[Exercise description] Write out all the lines again, precisely as they stand, but without the images.

[Provided data]
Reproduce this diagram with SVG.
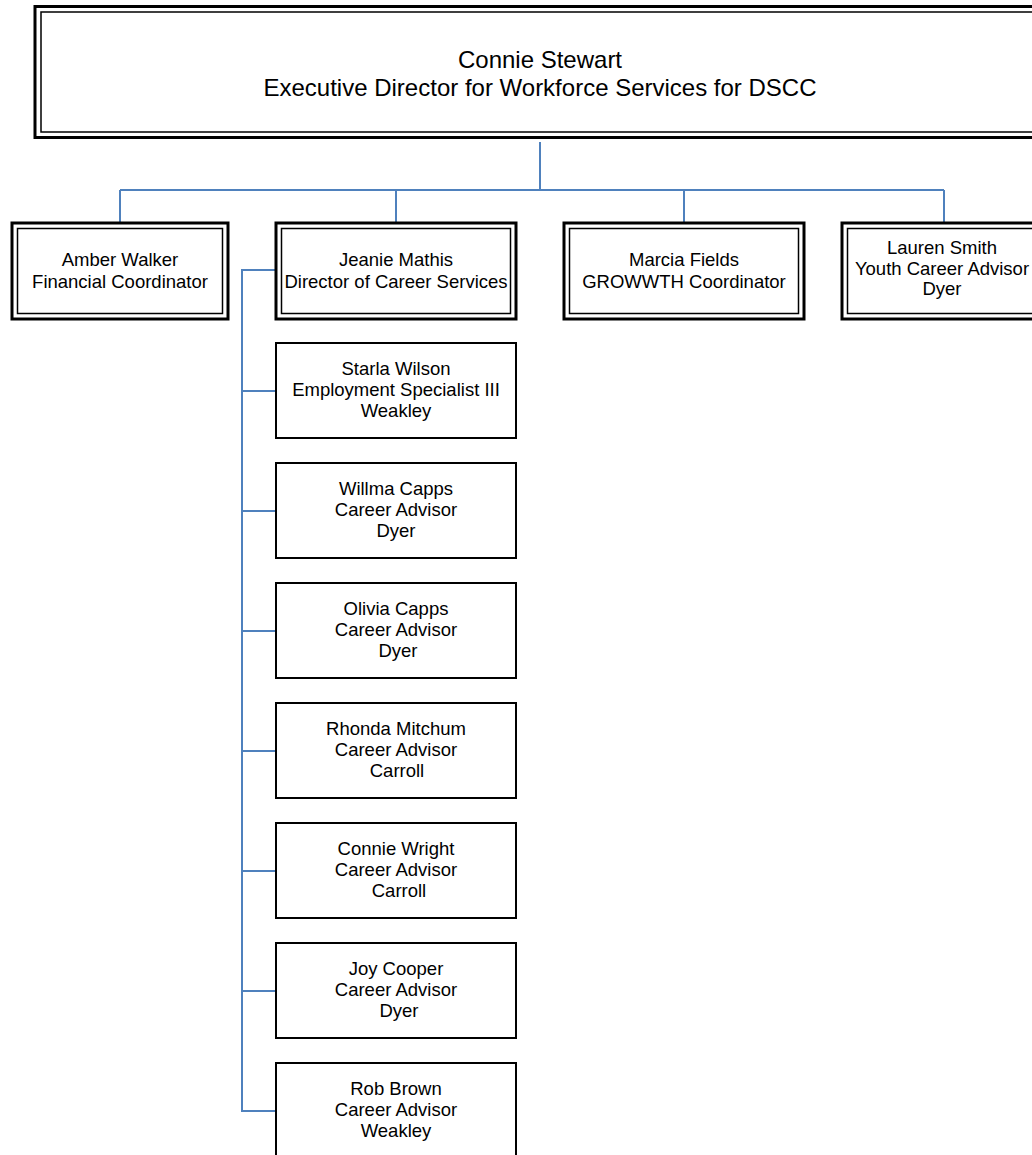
<svg xmlns="http://www.w3.org/2000/svg" width="1032" height="1155" viewBox="0 0 1032 1155">
<style>
  .outer{fill:#fff;stroke:#000;stroke-width:3}
  .inner{fill:none;stroke:#000;stroke-width:1.5}
  .box{fill:#fff;stroke:#000;stroke-width:2}
  .t{font-family:"Liberation Sans",Arial,sans-serif;font-size:18.5px;fill:#000;text-anchor:middle}
  .title{font-family:"Liberation Sans",Arial,sans-serif;font-size:24px;fill:#000;text-anchor:middle}
  .conn{fill:none;stroke:#4f81bd;stroke-width:2}
</style>
<rect width="1032" height="1155" fill="#fff"/>
<g id="connectors">
  <path class="conn" d="M540 142 V190 M120 190 H944 M120 190 V223 M396 190 V223 M684 190 V223 M944 190 V223"/>
  <path class="conn" d="M276 270 H242 V1111 H276 M242 391 H276 M242 511 H276 M242 631 H276 M242 751 H276 M242 871 H276 M242 991 H276"/>
</g>
<g id="node-connie-stewart">
  <rect class="outer" x="35" y="6.5" width="1010" height="131"/>
  <rect class="inner" x="41" y="12" width="998" height="120"/>
  <text class="title" x="540" y="68">Connie Stewart</text>
  <text class="title" x="540" y="96">Executive Director for Workforce Services for DSCC</text>
</g>
<g id="node-amber-walker">
  <rect class="outer" x="12" y="223" width="216" height="96"/>
  <rect class="inner" x="17.5" y="228.5" width="205" height="85"/>
  <text class="t" x="120" y="266">Amber Walker</text>
  <text class="t" x="120" y="287.5">Financial Coordinator</text>
</g>
<g id="node-jeanie-mathis">
  <rect class="outer" x="276" y="223" width="240" height="96"/>
  <rect class="inner" x="281.5" y="228.5" width="229" height="85"/>
  <text class="t" x="396" y="266">Jeanie Mathis</text>
  <text class="t" x="396" y="287.5">Director of Career Services</text>
</g>
<g id="node-marcia-fields">
  <rect class="outer" x="564" y="223" width="240" height="96"/>
  <rect class="inner" x="569.5" y="228.5" width="229" height="85"/>
  <text class="t" x="684" y="266">Marcia Fields</text>
  <text class="t" x="684" y="287.5">GROWWTH Coordinator</text>
</g>
<g id="node-lauren-smith">
  <rect class="outer" x="842" y="223" width="204" height="96"/>
  <rect class="inner" x="847.5" y="228.5" width="193" height="85"/>
  <text class="t" x="942" y="254">Lauren Smith</text>
  <text class="t" x="942" y="274.5">Youth Career Advisor</text>
  <text class="t" x="942" y="295">Dyer</text>
</g>
<g id="node-starla-wilson">
  <rect class="box" x="276" y="343" width="240" height="95"/>
  <text class="t" x="396" y="375">Starla Wilson</text>
  <text class="t" x="396" y="396">Employment Specialist III</text>
  <text class="t" x="396" y="417">Weakley</text>
</g>
<g id="node-willma-capps">
  <rect class="box" x="276" y="463" width="240" height="95"/>
  <text class="t" x="396" y="495">Willma Capps</text>
  <text class="t" x="396" y="516">Career Advisor</text>
  <text class="t" x="396" y="537">Dyer</text>
</g>
<g id="node-olivia-capps">
  <rect class="box" x="276" y="583" width="240" height="95"/>
  <text class="t" x="396" y="615">Olivia Capps</text>
  <text class="t" x="396" y="636">Career Advisor</text>
  <text class="t" x="398" y="657">Dyer</text>
</g>
<g id="node-rhonda-mitchum">
  <rect class="box" x="276" y="703" width="240" height="95"/>
  <text class="t" x="396" y="735">Rhonda Mitchum</text>
  <text class="t" x="396" y="756">Career Advisor</text>
  <text class="t" x="397" y="777">Carroll</text>
</g>
<g id="node-connie-wright">
  <rect class="box" x="276" y="823" width="240" height="95"/>
  <text class="t" x="396" y="855">Connie Wright</text>
  <text class="t" x="396" y="876">Career Advisor</text>
  <text class="t" x="399" y="897">Carroll</text>
</g>
<g id="node-joy-cooper">
  <rect class="box" x="276" y="943" width="240" height="95"/>
  <text class="t" x="396" y="975">Joy Cooper</text>
  <text class="t" x="396" y="996">Career Advisor</text>
  <text class="t" x="399" y="1017">Dyer</text>
</g>
<g id="node-rob-brown">
  <rect class="box" x="276" y="1063" width="240" height="95"/>
  <text class="t" x="396" y="1095">Rob Brown</text>
  <text class="t" x="396" y="1116">Career Advisor</text>
  <text class="t" x="396" y="1137">Weakley</text>
</g>
</svg>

[Response to this exercise]
Reproduce this diagram with SVG.
<svg xmlns="http://www.w3.org/2000/svg" width="1032" height="1155" viewBox="0 0 1032 1155">
<style>
  .outer{fill:#fff;stroke:#000;stroke-width:3}
  .inner{fill:none;stroke:#000;stroke-width:1.5}
  .box{fill:#fff;stroke:#000;stroke-width:2}
  .t{font-family:"Liberation Sans",Arial,sans-serif;font-size:18.5px;fill:#000;text-anchor:middle}
  .title{font-family:"Liberation Sans",Arial,sans-serif;font-size:24px;fill:#000;text-anchor:middle}
  .conn{fill:none;stroke:#4f81bd;stroke-width:2}
</style>
<rect width="1032" height="1155" fill="#fff"/>
<g id="connectors">
  <path class="conn" d="M540 142 V190 M120 190 H944 M120 190 V223 M396 190 V223 M684 190 V223 M944 190 V223"/>
  <path class="conn" d="M276 270 H242 V1111 H276 M242 391 H276 M242 511 H276 M242 631 H276 M242 751 H276 M242 871 H276 M242 991 H276"/>
</g>
<g id="node-connie-stewart">
  <rect class="outer" x="35" y="6.5" width="1010" height="131"/>
  <rect class="inner" x="41" y="12" width="998" height="120"/>
  <text class="title" x="540" y="68">Connie Stewart</text>
  <text class="title" x="540" y="96">Executive Director for Workforce Services for DSCC</text>
</g>
<g id="node-amber-walker">
  <rect class="outer" x="12" y="223" width="216" height="96"/>
  <rect class="inner" x="17.5" y="228.5" width="205" height="85"/>
  <text class="t" x="120" y="266">Amber Walker</text>
  <text class="t" x="120" y="287.5">Financial Coordinator</text>
</g>
<g id="node-jeanie-mathis">
  <rect class="outer" x="276" y="223" width="240" height="96"/>
  <rect class="inner" x="281.5" y="228.5" width="229" height="85"/>
  <text class="t" x="396" y="266">Jeanie Mathis</text>
  <text class="t" x="396" y="287.5">Director of Career Services</text>
</g>
<g id="node-marcia-fields">
  <rect class="outer" x="564" y="223" width="240" height="96"/>
  <rect class="inner" x="569.5" y="228.5" width="229" height="85"/>
  <text class="t" x="684" y="266">Marcia Fields</text>
  <text class="t" x="684" y="287.5">GROWWTH Coordinator</text>
</g>
<g id="node-lauren-smith">
  <rect class="outer" x="842" y="223" width="204" height="96"/>
  <rect class="inner" x="847.5" y="228.5" width="193" height="85"/>
  <text class="t" x="942" y="254">Lauren Smith</text>
  <text class="t" x="942" y="274.5">Youth Career Advisor</text>
  <text class="t" x="942" y="295">Dyer</text>
</g>
<g id="node-starla-wilson">
  <rect class="box" x="276" y="343" width="240" height="95"/>
  <text class="t" x="396" y="375">Starla Wilson</text>
  <text class="t" x="396" y="396">Employment Specialist III</text>
  <text class="t" x="396" y="417">Weakley</text>
</g>
<g id="node-willma-capps">
  <rect class="box" x="276" y="463" width="240" height="95"/>
  <text class="t" x="396" y="495">Willma Capps</text>
  <text class="t" x="396" y="516">Career Advisor</text>
  <text class="t" x="396" y="537">Dyer</text>
</g>
<g id="node-olivia-capps">
  <rect class="box" x="276" y="583" width="240" height="95"/>
  <text class="t" x="396" y="615">Olivia Capps</text>
  <text class="t" x="396" y="636">Career Advisor</text>
  <text class="t" x="398" y="657">Dyer</text>
</g>
<g id="node-rhonda-mitchum">
  <rect class="box" x="276" y="703" width="240" height="95"/>
  <text class="t" x="396" y="735">Rhonda Mitchum</text>
  <text class="t" x="396" y="756">Career Advisor</text>
  <text class="t" x="397" y="777">Carroll</text>
</g>
<g id="node-connie-wright">
  <rect class="box" x="276" y="823" width="240" height="95"/>
  <text class="t" x="396" y="855">Connie Wright</text>
  <text class="t" x="396" y="876">Career Advisor</text>
  <text class="t" x="399" y="897">Carroll</text>
</g>
<g id="node-joy-cooper">
  <rect class="box" x="276" y="943" width="240" height="95"/>
  <text class="t" x="396" y="975">Joy Cooper</text>
  <text class="t" x="396" y="996">Career Advisor</text>
  <text class="t" x="399" y="1017">Dyer</text>
</g>
<g id="node-rob-brown">
  <rect class="box" x="276" y="1063" width="240" height="95"/>
  <text class="t" x="396" y="1095">Rob Brown</text>
  <text class="t" x="396" y="1116">Career Advisor</text>
  <text class="t" x="396" y="1137">Weakley</text>
</g>
</svg>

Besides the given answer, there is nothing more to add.